Records:

######

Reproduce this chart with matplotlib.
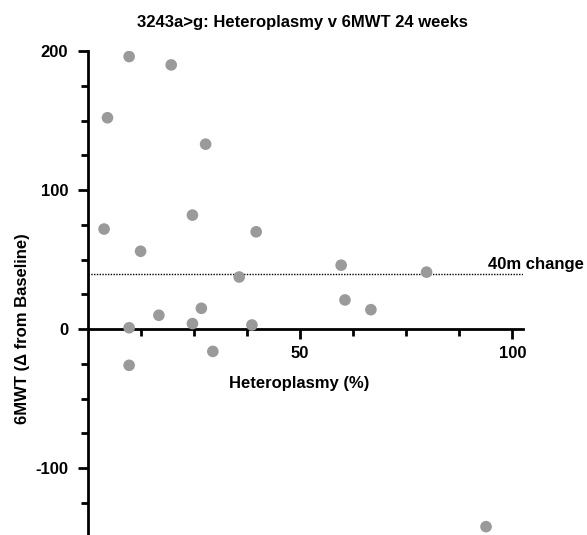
import matplotlib
matplotlib.use("Agg")
import matplotlib.pyplot as plt
from matplotlib.ticker import MultipleLocator, FixedLocator

plt.rcParams['font.family'] = ['Liberation Sans', 'DejaVu Sans']
plt.rcParams['axes.unicode_minus'] = False

heteroplasmy = [9.8, 19.7, 4.7, 27.8, 24.7, 3.9, 39.7, 12.5, 35.7, 59.7, 79.8,
                60.6, 66.7, 16.8, 26.8, 24.7, 38.7, 9.8, 29.5, 9.8, 93.8]
mwt_change = [196, 190, 152, 133, 82, 72, 70, 56, 37.5, 46, 41,
              21, 14, 10, 15, 4, 3, 1, -16, -26, -142]
threshold = 40
title = "3243a>g: Heteroplasmy v 6MWT 24 weeks"

fig = plt.figure(figsize=(5.87, 5.35), dpi=100)
ax = fig.add_axes([87.5/587, 0.0, (523-87.5)/587, (535-51)/535])
ax.set_xlim(0, 102.5)
ax.set_ylim(-148, 200)

ax.scatter(heteroplasmy, mwt_change, s=70, color='#9a9a9a', edgecolors='none', zorder=3)
ax.axhline(threshold, color='black', linestyle=(0, (1, 1)), linewidth=1.0, xmax=1.0)
ax.text(94.3, 46.5, "40m change", fontsize=12, fontweight='bold', va='center', ha='left', clip_on=False)

for s in ['top', 'right']:
    ax.spines[s].set_visible(False)
ax.spines['bottom'].set_position(('data', 0))
ax.spines['left'].set_linewidth(2)
ax.spines['bottom'].set_linewidth(2)

ax.xaxis.set_major_locator(FixedLocator([50, 100]))
ax.xaxis.set_minor_locator(FixedLocator([12.5, 25, 37.5, 62.5, 75, 87.5]))
ax.yaxis.set_major_locator(FixedLocator([-100, 0, 100, 200]))
ax.yaxis.set_minor_locator(MultipleLocator(25))
ax.tick_params(which='major', length=7, width=2, labelsize=12, pad=7)
ax.tick_params(axis='x', which='major', pad=5)
ax.tick_params(which='minor', length=5, width=2)
for lab in ax.get_xticklabels() + ax.get_yticklabels():
    lab.set_fontweight('bold')

ax.set_xlabel("Heteroplasmy (%)", fontsize=12, fontweight='bold')
ax.xaxis.set_label_coords(0.487, (535-376)/484, transform=ax.transAxes)
ax.set_ylabel("6MWT (Δ from Baseline)", fontsize=12, fontweight='bold')
ax.yaxis.set_label_coords(-57/435.5, (535-329)/484)

fig.text(302/587, 1 - 23/535, title, fontsize=12, fontweight='bold', ha='center', va='center')

fig.savefig("out.png", dpi=100)
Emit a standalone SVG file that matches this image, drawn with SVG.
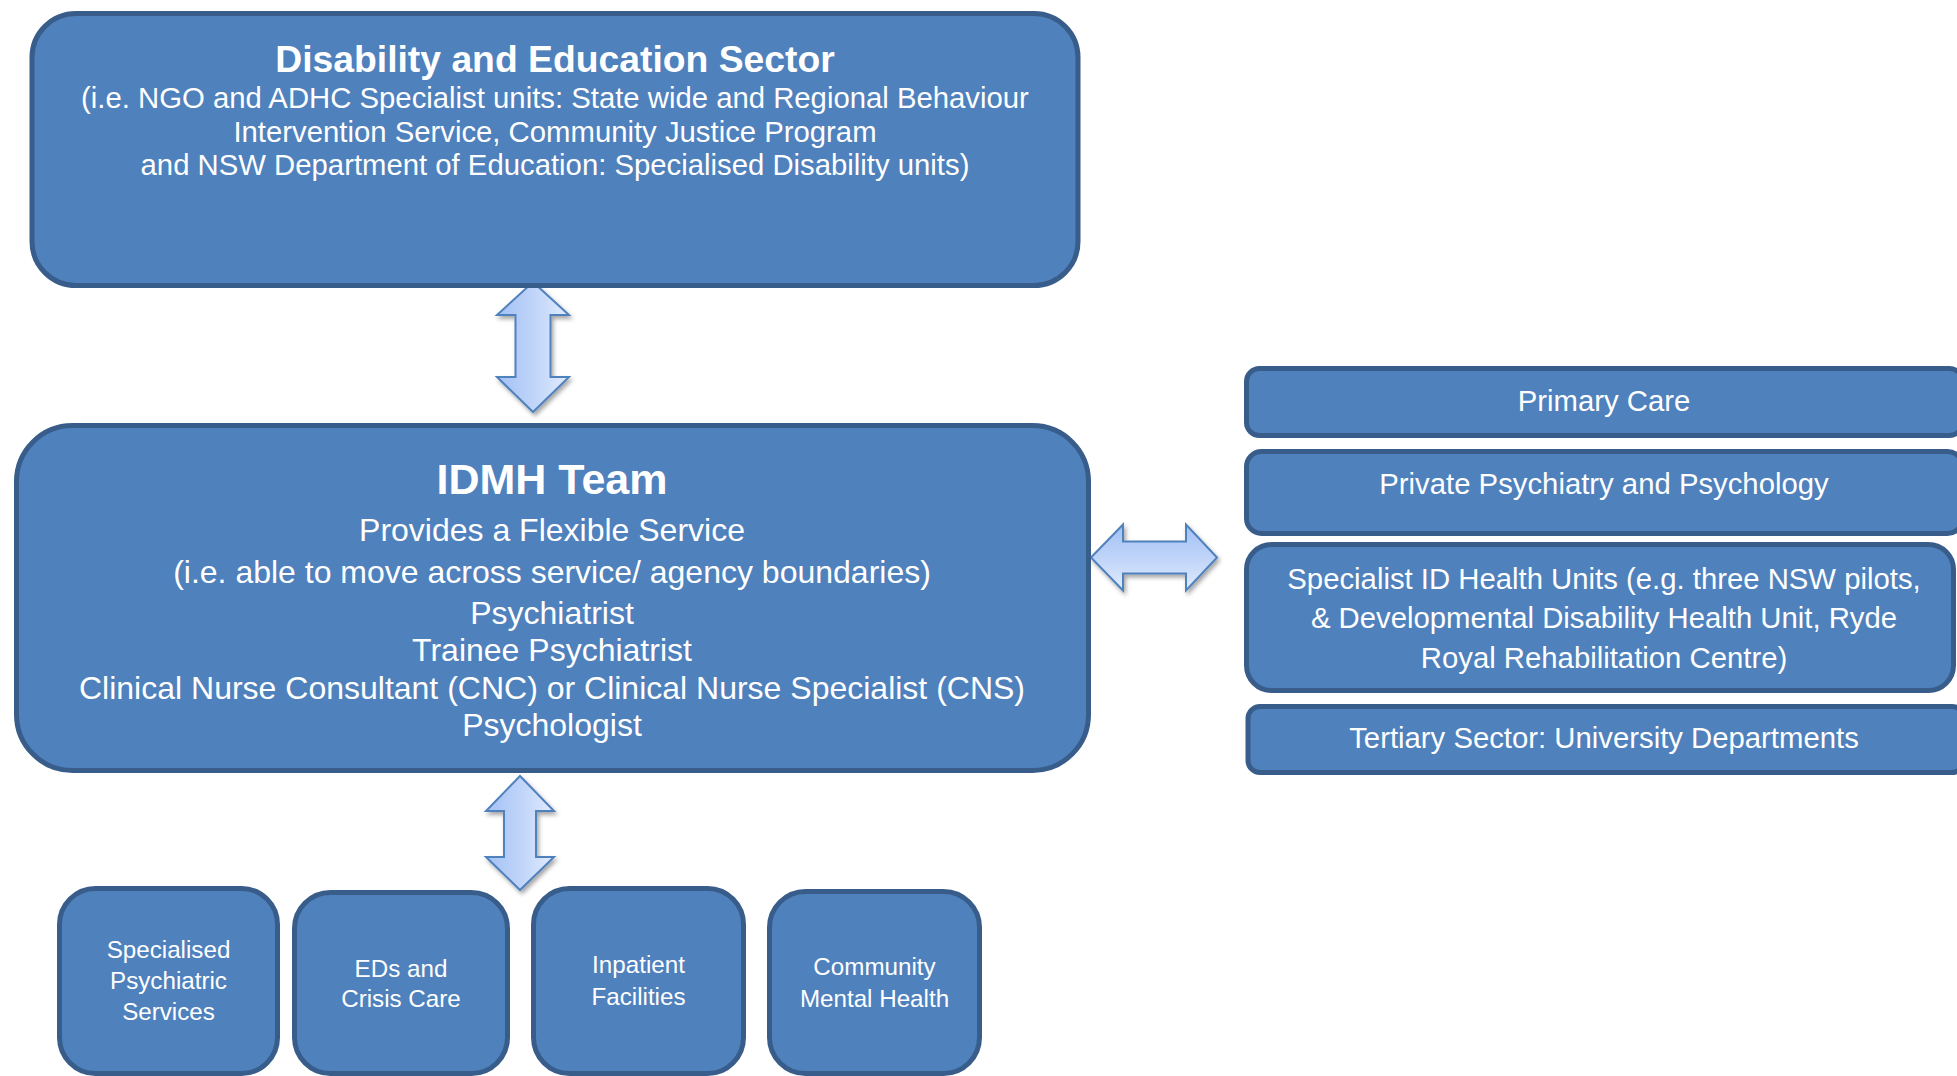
<svg xmlns="http://www.w3.org/2000/svg" width="1957" height="1076" viewBox="0 0 1957 1076">
  <defs>
    <style>
      .box { fill: #4F81BD; stroke: #385D8A; stroke-width: 5; }
      .t { font-family: "Liberation Sans", Arial, sans-serif; fill: #FFFFFF; text-anchor: middle; }
      .b { font-weight: bold; }
      .arrow { stroke: #4F81BD; stroke-width: 2; stroke-linejoin: miter; filter: url(#shadow); }
    </style>
    <linearGradient id="gradV" x1="0" y1="0" x2="1" y2="0">
      <stop offset="0" stop-color="#A3C1F5"/>
      <stop offset="0.5" stop-color="#BFD4F9"/>
      <stop offset="1" stop-color="#E1EBFD"/>
    </linearGradient>
    <linearGradient id="gradH" x1="0" y1="0" x2="0" y2="1">
      <stop offset="0" stop-color="#A3C1F5"/>
      <stop offset="0.5" stop-color="#BFD4F9"/>
      <stop offset="1" stop-color="#E1EBFD"/>
    </linearGradient>
    <filter id="shadow" x="-20%" y="-20%" width="150%" height="150%">
      <feDropShadow dx="2" dy="3" stdDeviation="2" flood-color="#000000" flood-opacity="0.35"/>
    </filter>
  </defs>

  <!-- connectors: double-headed block arrows -->
  <g id="connectors">
    <path class="arrow" fill="url(#gradV)" d="M533,282 L569,315 L550.5,315 L550.5,377 L569,377 L533,412 L497,377 L515.5,377 L515.5,315 L497,315 Z"/>
    <path class="arrow" fill="url(#gradV)" d="M520,776 L554,811 L536,811 L536,857 L554,857 L520,890 L486,857 L504,857 L504,811 L486,811 Z"/>
    <path class="arrow" fill="url(#gradH)" d="M1091,557.5 L1123,524.5 L1123,541.5 L1186,541.5 L1186,524.5 L1217,557.5 L1186,590.5 L1186,573.5 L1123,573.5 L1123,590.5 Z"/>
  </g>

  <!-- Disability and Education Sector -->
  <g id="disability-education">
    <rect class="box" x="32" y="13.5" width="1046" height="272" rx="44" ry="44"/>
    <text class="t b" x="555" y="72" font-size="37.3">Disability and Education Sector</text>
    <text class="t" x="555" y="108" font-size="29.3">(i.e. NGO and ADHC Specialist units: State wide and Regional Behaviour</text>
    <text class="t" x="555" y="142" font-size="29.3">Intervention Service, Community Justice Program</text>
    <text class="t" x="555" y="175" font-size="29.3">and NSW Department of Education: Specialised Disability units)</text>
  </g>

  <!-- IDMH Team -->
  <g id="idmh-team">
    <rect class="box" x="16.5" y="425.5" width="1072" height="345" rx="56" ry="56"/>
    <text class="t b" x="552" y="494" font-size="43">IDMH Team</text>
    <text class="t" x="552" y="541" font-size="32">Provides a Flexible Service</text>
    <text class="t" x="552" y="583" font-size="32">(i.e. able to move across service/ agency boundaries)</text>
    <text class="t" x="552" y="624" font-size="32">Psychiatrist</text>
    <text class="t" x="552" y="661" font-size="32">Trainee Psychiatrist</text>
    <text class="t" x="552" y="699" font-size="32">Clinical Nurse Consultant (CNC) or Clinical Nurse Specialist (CNS)</text>
    <text class="t" x="552" y="736" font-size="32">Psychologist</text>
  </g>

  <!-- partner services (right column) -->
  <g id="primary-care">
    <rect class="box" x="1246.5" y="368.5" width="716" height="67" rx="13" ry="13"/>
    <text class="t" x="1604" y="411" font-size="29.3">Primary Care</text>
  </g>
  <g id="private-psychiatry">
    <rect class="box" x="1246.5" y="451.5" width="716" height="82" rx="15" ry="15"/>
    <text class="t" x="1604" y="494" font-size="29.3">Private Psychiatry and Psychology</text>
  </g>
  <g id="specialist-id-units">
    <rect class="box" x="1246.5" y="544.5" width="707" height="146" rx="25" ry="25"/>
    <text class="t" x="1604" y="589" font-size="29.3">Specialist ID Health Units (e.g. three NSW pilots,</text>
    <text class="t" x="1604" y="628" font-size="29.3">&amp; Developmental Disability Health Unit, Ryde</text>
    <text class="t" x="1604" y="668" font-size="29.3">Royal Rehabilitation Centre)</text>
  </g>
  <g id="tertiary-sector">
    <rect class="box" x="1248" y="706.5" width="716" height="66" rx="12" ry="12"/>
    <text class="t" x="1604" y="748" font-size="29.3">Tertiary Sector: University Departments</text>
  </g>

  <!-- mental health services (bottom row) -->
  <g id="specialised-psychiatric">
    <rect class="box" x="59.5" y="888.5" width="218" height="185" rx="36" ry="36"/>
    <text class="t" x="168.5" y="958" font-size="24.2">Specialised</text>
    <text class="t" x="168.5" y="989" font-size="24.2">Psychiatric</text>
    <text class="t" x="168.5" y="1020" font-size="24.2">Services</text>
  </g>
  <g id="eds-crisis-care">
    <rect class="box" x="294.5" y="892.5" width="213" height="181" rx="36" ry="36"/>
    <text class="t" x="401" y="977" font-size="24.2">EDs and</text>
    <text class="t" x="401" y="1007" font-size="24.2">Crisis Care</text>
  </g>
  <g id="inpatient-facilities">
    <rect class="box" x="533.5" y="888.5" width="210" height="185" rx="36" ry="36"/>
    <text class="t" x="638.5" y="973" font-size="24.2">Inpatient</text>
    <text class="t" x="638.5" y="1005" font-size="24.2">Facilities</text>
  </g>
  <g id="community-mental-health">
    <rect class="box" x="769.5" y="891.5" width="210" height="182" rx="36" ry="36"/>
    <text class="t" x="874.5" y="975" font-size="24.2">Community</text>
    <text class="t" x="874.5" y="1007" font-size="24.2">Mental Health</text>
  </g>
</svg>
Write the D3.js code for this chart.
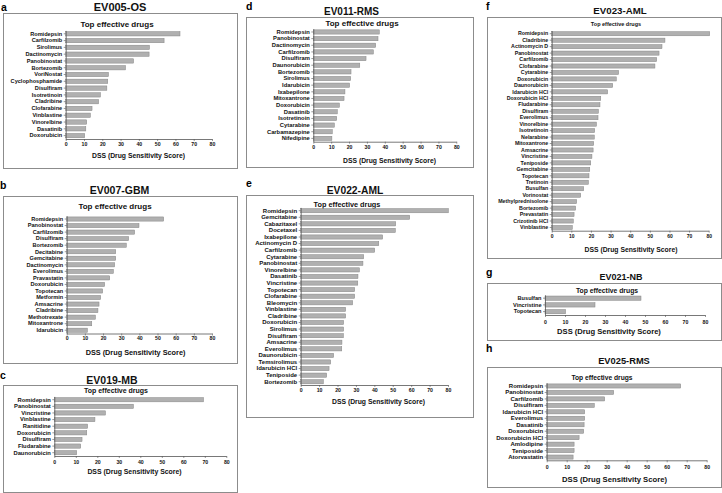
<!DOCTYPE html>
<html>
<head>
<meta charset="utf-8">
<script src="https://cdn.jsdelivr.net/npm/d3@7"></script>
<style>
  body { margin: 0; background: #fff; }
  svg { display: block; }
</style>
</head>
<body>
<div id="chart"></div>
<script>
const width = 722;
const height = 493;

const ticksX = [0, 10, 20, 30, 40, 50, 60, 70, 80];
const subtitle = "Top effective drugs";
const axisTitle = "DSS (Drug Sensitivity Score)";

// a - EV005-OS
const drugsA = ["Romidepsin", "Carfilzomib", "Sirolimus", "Dactinomycin", "Panobinostat", "Bortezomib",
  "VoriNostat", "Cyclophosphamide", "Disulfiram", "Isotretinoin", "Cladribine", "Clofarabine",
  "Vinblastine", "Vinorelbine", "Dasatinib", "Doxorubicin"];
const dssA = [62.5, 53.8, 45.8, 45.6, 37.1, 32.7, 23.4, 23.0, 22.5, 19.0, 18.0, 14.4, 13.5, 11.5, 11.0, 10.4];

// b - EV007-GBM
const drugsB = ["Romidepsin", "Panobinostat", "Carfilzomib", "Disulfiram", "Bortezomib", "Decitabine",
  "Gemcitabine", "Dactinomycin", "Everolimus", "Pravastatin", "Doxorubicin", "Topotecan", "Metformin",
  "Amsacrine", "Cladribine", "Methotrexate", "Mitoxantrone", "Idarubicin"];
const dssB = [53.4, 39.8, 37.4, 34.1, 32.8, 27.0, 27.0, 26.4, 25.7, 23.7, 20.9, 19.8, 18.7, 17.8, 17.2, 15.8, 13.8, 11.4];

// c - EV019-MB
const drugsC = ["Romidepsin", "Panobinostat", "Vincristine", "Vinblastine", "Ranitidine", "Doxorubicin",
  "Disulfiram", "Fludarabine", "Daunorubicin"];
const dssC = [69.4, 36.8, 23.8, 18.9, 15.5, 15.1, 12.9, 12.3, 10.4];

// d - EV011-RMS
const drugsD = ["Romidepsin", "Panobinostat", "Dactinomycin", "Carfilzomib", "Disulfiram", "Daunorubicin",
  "Bortezomib", "Sirolimus", "Idarubicin", "Ixabepilone", "Mitoxantrone", "Doxorubicin", "Dasatinib",
  "Isotretinoin", "Cytarabine", "Carbamazepine", "Nifedipine"];
const dssD = [36.9, 36.2, 34.9, 33.6, 29.5, 26.0, 21.1, 20.9, 20.3, 17.7, 17.2, 14.6, 13.4, 13.1, 11.8, 10.6, 10.4];

// e - EV022-AML
const drugsE = ["Romidepsin", "Gemcitabine", "Cabazitaxel", "Docetaxel", "Ixabepilone", "Actinomycin D",
  "Carfilzomib", "Cytarabine", "Panobinostat", "Vinorelbine", "Dasatinib", "Vincristine", "Topotecan",
  "Clofarabine", "Bleomycin", "Vinblastine", "Cladribine", "Doxorubicin", "Sirolimus", "Disulfiram",
  "Amsacrine", "Everolimus", "Daunorubicin", "Temsirolimus", "Idarubicin HCl", "Teniposide", "Bortezomib"];
const dssE = [80.2, 59.2, 51.6, 51.4, 44.5, 42.4, 40.2, 34.2, 33.8, 31.9, 31.1, 31.0, 29.3, 29.3, 28.2,
  24.4, 24.4, 23.3, 23.3, 23.2, 22.4, 22.3, 17.9, 16.3, 15.4, 14.1, 12.3];

// f - EV023-AML
const drugsF = ["Romidepsin", "Cladribine", "Actinomycin D", "Panobinostat", "Carfilzomib", "Clofarabine",
  "Cytarabine", "Doxorubicin", "Daunorubicin", "Idarubicin HCl", "Doxorubicin HCl", "Fludarabine",
  "Disulfiram", "Everolimus", "Vinorelbine", "Isotretinoin", "Nelarabine", "Mitoxantrone", "Amsacrine",
  "Vincristine", "Teniposide", "Gemcitabine", "Topotecan", "Tretinoin", "Busulfan", "Vorinostat",
  "Methylprednisolone", "Bortezomib", "Prevastatin", "Crizotinib HCl", "Vinblastine"];
const dssF = [80.5, 57.7, 56.2, 54.7, 53.5, 52.6, 34.1, 32.9, 31.1, 28.5, 25.0, 24.6, 23.8, 23.6, 22.8,
  21.9, 21.7, 21.4, 21.1, 20.5, 19.9, 19.4, 19.0, 18.7, 16.3, 14.8, 12.7, 12.2, 11.4, 11.0, 10.5];

// g - EV021-NB
const drugsG = ["Busulfan", "Vincristine", "Topotecan"];
const dssG = [48.0, 25.0, 10.3];

// h - EV025-RMS
const drugsH = ["Romidepsin", "Panobinostat", "Carfilzomib", "Disulfiram", "Idarubicin HCl", "Everolimus",
  "Dasatinib", "Doxorubicin", "Doxorubicin HCl", "Amlodipine", "Teniposide", "Atorvastatin"];
const dssH = [67.0, 33.5, 29.0, 23.8, 19.0, 19.0, 18.7, 18.5, 16.2, 13.7, 13.7, 13.2];

const panelLetters = ["a", "b", "c", "d", "e", "f", "g", "h"];
const panelTitles = ["EV005-OS", "EV007-GBM", "EV019-MB", "EV011-RMS", "EV022-AML", "EV023-AML", "EV021-NB", "EV025-RMS"];
const panelDrugs = [drugsA, drugsB, drugsC, drugsD, drugsE, drugsF, drugsG, drugsH];
const panelDss = [dssA, dssB, dssC, dssD, dssE, dssF, dssG, dssH];

// geometry of each panel (box, plot area, text baselines, font sizes)
const layout = [
  { bx: 3, by: 13, bw: 234, bh: 155, lx: 1, ly: 10.5, tx: 120, ty: 11, tf: 11, sx: 117, sy: 26.5, sf: 8,
    x0: 65.7, x1: 212, yTop: 30.4, yAx: 139, lf: 5.6, kf: 5.2, kty: 146, ax: 138.5, ay: 158, af: 6.8 },
  { bx: 3, by: 196, bw: 234, bh: 167, lx: 0, ly: 189, tx: 119.5, ty: 194, tf: 10.5, sx: 115, sy: 209, sf: 8,
    x0: 66.7, x1: 212, yTop: 215.75, yAx: 333.5, lf: 5.6, kf: 5.2, kty: 340, ax: 135.5, ay: 355, af: 7.3 },
  { bx: 3, by: 385, bw: 234, bh: 107, lx: 0, ly: 379, tx: 112, ty: 383.5, tf: 10.5, sx: 116, sy: 393, sf: 7,
    x0: 54.3, x1: 226.3, yTop: 396.4, yAx: 456, lf: 5.8, kf: 5.2, kty: 463.5, ax: 134.5, ay: 474, af: 6.9 },
  { bx: 246, by: 17, bw: 227, bh: 150, lx: 246, ly: 10, tx: 351.5, ty: 15, tf: 10, sx: 362, sy: 26, sf: 8,
    x0: 313.3, x1: 456.3, yTop: 28.65, yAx: 141.7, lf: 5.8, kf: 5.2, kty: 148.5, ax: 389.5, ay: 162.5, af: 6.8 },
  { bx: 246, by: 195, bw: 227, bh: 222, lx: 246, ly: 187, tx: 355, ty: 194, tf: 10.3, sx: 347, sy: 206.5, sf: 7.3,
    x0: 300.7, x1: 448, yTop: 207.4, yAx: 385, lf: 6.0, kf: 5.2, kty: 392, ax: 378.5, ay: 404, af: 6.8 },
  { bx: 487, by: 17, bw: 234, bh: 241, lx: 486, ly: 10, tx: 620, ty: 13.5, tf: 9.7, sx: 616, sy: 26, sf: 5.5,
    x0: 551.7, x1: 708.7, yTop: 30.5, yAx: 230.7, lf: 5.3, kf: 5.0, kty: 238, ax: 631, ay: 251.5, af: 6.8 },
  { bx: 487, by: 283, bw: 234, bh: 57, lx: 486, ly: 276, tx: 621, ty: 280, tf: 9, sx: 607, sy: 292.5, sf: 6.8,
    x0: 545, x1: 705, yTop: 294.8, yAx: 315, lf: 5.6, kf: 5.2, kty: 323.5, ax: 609, ay: 334, af: 7.6 },
  { bx: 487, by: 367, bw: 234, bh: 120, lx: 486, ly: 352, tx: 624, ty: 363.5, tf: 9.3, sx: 602, sy: 380, sf: 6.7,
    x0: 546.7, x1: 706.7, yTop: 382.75, yAx: 460.3, lf: 6.0, kf: 5.2, kty: 468.5, ax: 614.5, ay: 482, af: 7.7 }
];

const font = "'Liberation Sans', Arial, Helvetica, sans-serif";

const svg = d3.select("#chart")
  .append("svg")
  .attr("width", width)
  .attr("height", height)
  .style("font-family", font);

layout.forEach((p, i) => {
  const drugs = panelDrugs[i];
  const dss = panelDss[i];
  const g = svg.append("g").attr("class", "panel");

  g.append("rect")
    .attr("x", p.bx + 0.5)
    .attr("y", p.by + 0.5)
    .attr("width", p.bw)
    .attr("height", p.bh)
    .attr("fill", "none")
    .attr("stroke", "#8c8c8c")
    .attr("stroke-width", 1);

  g.append("text")
    .attr("x", p.lx)
    .attr("y", p.ly)
    .attr("font-size", 10.5)
    .attr("font-weight", "bold")
    .text(panelLetters[i]);

  g.append("text")
    .attr("x", p.tx)
    .attr("y", p.ty)
    .attr("text-anchor", "middle")
    .attr("font-size", p.tf)
    .attr("font-weight", "bold")
    .attr("fill", "#111")
    .text(panelTitles[i]);

  g.append("text")
    .attr("x", p.sx)
    .attr("y", p.sy)
    .attr("text-anchor", "middle")
    .attr("font-size", p.sf)
    .attr("font-weight", "bold")
    .attr("fill", "#111")
    .text(subtitle);

  const xScale = d3.scaleLinear().domain([0, 80]).range([p.x0, p.x1]);
  const yScale = d3.scaleBand()
    .domain(drugs)
    .range([p.yTop, p.yAx])
    .paddingInner(0.36)
    .paddingOuter(0.18);

  g.selectAll(".bar")
    .data(drugs)
    .enter()
    .append("rect")
    .attr("class", "bar")
    .attr("x", xScale(0))
    .attr("y", d => yScale(d))
    .attr("width", (d, k) => xScale(dss[k]) - xScale(0))
    .attr("height", yScale.bandwidth())
    .attr("fill", "#b0b0b0")
    .attr("stroke", "#858585")
    .attr("stroke-width", 0.5);

  const xAxis = g.append("g")
    .attr("transform", `translate(0, ${p.yAx})`)
    .call(d3.axisBottom(xScale).tickValues(ticksX).tickSize(2).tickSizeOuter(0).tickPadding(1.5));
  xAxis.selectAll("text")
    .attr("font-size", p.kf)
    .attr("font-weight", "bold")
    .attr("font-family", font)
    .attr("fill", "#111")
    .attr("dy", null)
    .attr("y", null)
    .attr("transform", `translate(0, ${p.kty - p.yAx})`);

  const yAxis = g.append("g")
    .attr("transform", `translate(${p.x0}, 0)`)
    .call(d3.axisLeft(yScale).tickSize(2).tickSizeOuter(0).tickPadding(1.5));
  yAxis.selectAll("text")
    .attr("font-size", p.lf)
    .attr("font-weight", "bold")
    .attr("font-family", font)
    .attr("fill", "#111");

  [xAxis, yAxis].forEach(ax => {
    ax.select(".domain").attr("stroke", "#555").attr("stroke-width", 0.8);
    ax.selectAll(".tick line").attr("stroke", "#555").attr("stroke-width", 0.6);
  });

  g.append("text")
    .attr("x", p.ax)
    .attr("y", p.ay)
    .attr("text-anchor", "middle")
    .attr("font-size", p.af)
    .attr("font-weight", "bold")
    .attr("fill", "#111")
    .text(axisTitle);
});
</script>
</body>
</html>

######

▶ _DIRECTION_
Print everything from the line with "Write the D3.js code for this chart." down to the line with "11.8, 10.6, 10.4];", both included, exactly as written and without the pictures.

▶ _EXPECTED ANSWER_
Write the D3.js code for this chart.
<!DOCTYPE html>
<html>
<head>
<meta charset="utf-8">
<script src="https://cdn.jsdelivr.net/npm/d3@7"></script>
<style>
  body { margin: 0; background: #fff; }
  svg { display: block; }
</style>
</head>
<body>
<div id="chart"></div>
<script>
const width = 722;
const height = 493;

const ticksX = [0, 10, 20, 30, 40, 50, 60, 70, 80];
const subtitle = "Top effective drugs";
const axisTitle = "DSS (Drug Sensitivity Score)";

// a - EV005-OS
const drugsA = ["Romidepsin", "Carfilzomib", "Sirolimus", "Dactinomycin", "Panobinostat", "Bortezomib",
  "VoriNostat", "Cyclophosphamide", "Disulfiram", "Isotretinoin", "Cladribine", "Clofarabine",
  "Vinblastine", "Vinorelbine", "Dasatinib", "Doxorubicin"];
const dssA = [62.5, 53.8, 45.8, 45.6, 37.1, 32.7, 23.4, 23.0, 22.5, 19.0, 18.0, 14.4, 13.5, 11.5, 11.0, 10.4];

// b - EV007-GBM
const drugsB = ["Romidepsin", "Panobinostat", "Carfilzomib", "Disulfiram", "Bortezomib", "Decitabine",
  "Gemcitabine", "Dactinomycin", "Everolimus", "Pravastatin", "Doxorubicin", "Topotecan", "Metformin",
  "Amsacrine", "Cladribine", "Methotrexate", "Mitoxantrone", "Idarubicin"];
const dssB = [53.4, 39.8, 37.4, 34.1, 32.8, 27.0, 27.0, 26.4, 25.7, 23.7, 20.9, 19.8, 18.7, 17.8, 17.2, 15.8, 13.8, 11.4];

// c - EV019-MB
const drugsC = ["Romidepsin", "Panobinostat", "Vincristine", "Vinblastine", "Ranitidine", "Doxorubicin",
  "Disulfiram", "Fludarabine", "Daunorubicin"];
const dssC = [69.4, 36.8, 23.8, 18.9, 15.5, 15.1, 12.9, 12.3, 10.4];

// d - EV011-RMS
const drugsD = ["Romidepsin", "Panobinostat", "Dactinomycin", "Carfilzomib", "Disulfiram", "Daunorubicin",
  "Bortezomib", "Sirolimus", "Idarubicin", "Ixabepilone", "Mitoxantrone", "Doxorubicin", "Dasatinib",
  "Isotretinoin", "Cytarabine", "Carbamazepine", "Nifedipine"];
const dssD = [36.9, 36.2, 34.9, 33.6, 29.5, 26.0, 21.1, 20.9, 20.3, 17.7, 17.2, 14.6, 13.4, 13.1, 11.8, 10.6, 10.4];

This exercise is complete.